Longtime local radio man Rod Tanner, whose performance of the song was forceful while being entirely devoid of flash, said the national anthem is not meant to be sung “like an aria.”

“It is meant to be performed one way,” he said. “You don’t hear the Canadian national anthem performed any other way, do you? It’s not the singer, it’s the song.”

Emily Sedestrom, 16, said the national anthem is not a song that bears well under the usual barrage of vocal “runs” – those near-yodeling improvisations on the medley that one hears in songs by Christina Aguilera, Mariah Carey and many others.

“I mean, every song has a purpose,” she said. “Somebody wrote it so other people could experience a feeling they had.”

Sedestrom said the message of “The Star-Spangled Banner,” one that should be swamped by vocal flourishes, is “Whatever happens to America, we will stand.”

“At a certain level, all Americans stand for one thing and that is unity,” she said.

Allie Hager, marketing and promotions intern for the Fort Wayne TinCaps and one of the three judges at this year’s auditions, said that one of the main things they look for is vocalists that the crowd can easily sing along with.

“We want good singing talent but we also want the song to be sung the way it’s supposed to be sung,” she said.

Hager said sometimes a vocalist’s talents can work against the song.

“It’s the first thing that the crowd takes part in together,” she said. “It can impact the entire game.”

No pressure there.

In one sense, perhaps, the most appropriate singers in public forums of “The Star-Spangled Banner” might be the youngest ones.

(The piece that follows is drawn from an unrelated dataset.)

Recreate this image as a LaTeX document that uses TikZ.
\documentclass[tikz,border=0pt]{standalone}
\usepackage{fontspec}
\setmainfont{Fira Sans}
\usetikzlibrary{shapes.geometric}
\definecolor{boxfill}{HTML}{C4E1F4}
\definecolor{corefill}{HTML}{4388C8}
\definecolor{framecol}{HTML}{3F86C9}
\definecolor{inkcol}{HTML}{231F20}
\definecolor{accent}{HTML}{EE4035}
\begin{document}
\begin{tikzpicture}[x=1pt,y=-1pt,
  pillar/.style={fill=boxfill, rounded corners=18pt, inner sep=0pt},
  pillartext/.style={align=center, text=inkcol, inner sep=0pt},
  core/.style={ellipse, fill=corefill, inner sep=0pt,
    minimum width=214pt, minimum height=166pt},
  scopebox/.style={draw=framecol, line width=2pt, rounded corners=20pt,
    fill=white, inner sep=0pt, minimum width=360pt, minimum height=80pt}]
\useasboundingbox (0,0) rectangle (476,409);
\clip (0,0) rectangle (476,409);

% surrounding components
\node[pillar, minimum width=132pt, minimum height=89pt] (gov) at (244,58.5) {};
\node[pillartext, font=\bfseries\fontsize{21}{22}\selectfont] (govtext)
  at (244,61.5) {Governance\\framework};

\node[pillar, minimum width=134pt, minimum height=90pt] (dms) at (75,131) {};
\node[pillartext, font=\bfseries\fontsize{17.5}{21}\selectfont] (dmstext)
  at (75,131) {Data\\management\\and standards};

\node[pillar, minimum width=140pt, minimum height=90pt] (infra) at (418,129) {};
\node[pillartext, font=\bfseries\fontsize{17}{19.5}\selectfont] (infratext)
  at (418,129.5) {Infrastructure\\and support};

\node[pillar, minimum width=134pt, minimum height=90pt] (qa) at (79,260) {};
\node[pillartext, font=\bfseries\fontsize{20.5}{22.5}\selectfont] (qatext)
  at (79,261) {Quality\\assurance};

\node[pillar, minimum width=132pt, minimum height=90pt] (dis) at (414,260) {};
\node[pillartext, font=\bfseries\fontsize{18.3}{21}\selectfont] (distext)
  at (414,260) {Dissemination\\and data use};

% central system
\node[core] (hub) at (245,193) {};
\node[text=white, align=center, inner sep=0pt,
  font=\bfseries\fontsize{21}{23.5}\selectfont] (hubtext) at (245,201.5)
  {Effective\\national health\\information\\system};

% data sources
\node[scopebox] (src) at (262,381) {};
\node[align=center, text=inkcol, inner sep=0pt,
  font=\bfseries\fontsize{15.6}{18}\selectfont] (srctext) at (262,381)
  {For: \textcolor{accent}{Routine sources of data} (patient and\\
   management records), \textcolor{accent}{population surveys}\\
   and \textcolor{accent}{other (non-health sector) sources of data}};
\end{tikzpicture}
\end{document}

They’re the ones who don’t get too kowtowed by the patriotic and professional implications involved.

Eight-year-old Amelia Story had already sung the song at two past TinCaps games when she was preparing to audition for a third.

“It is just really fun for me,” she said. “And I like this song.”

Malayleigh McClure, also 8 and also hoping to sing the national anthem for a third time, said she once sang the song in July while fireworks were going off over her head.

“It didn’t scare me at all,” she said. “I just went right on singing.”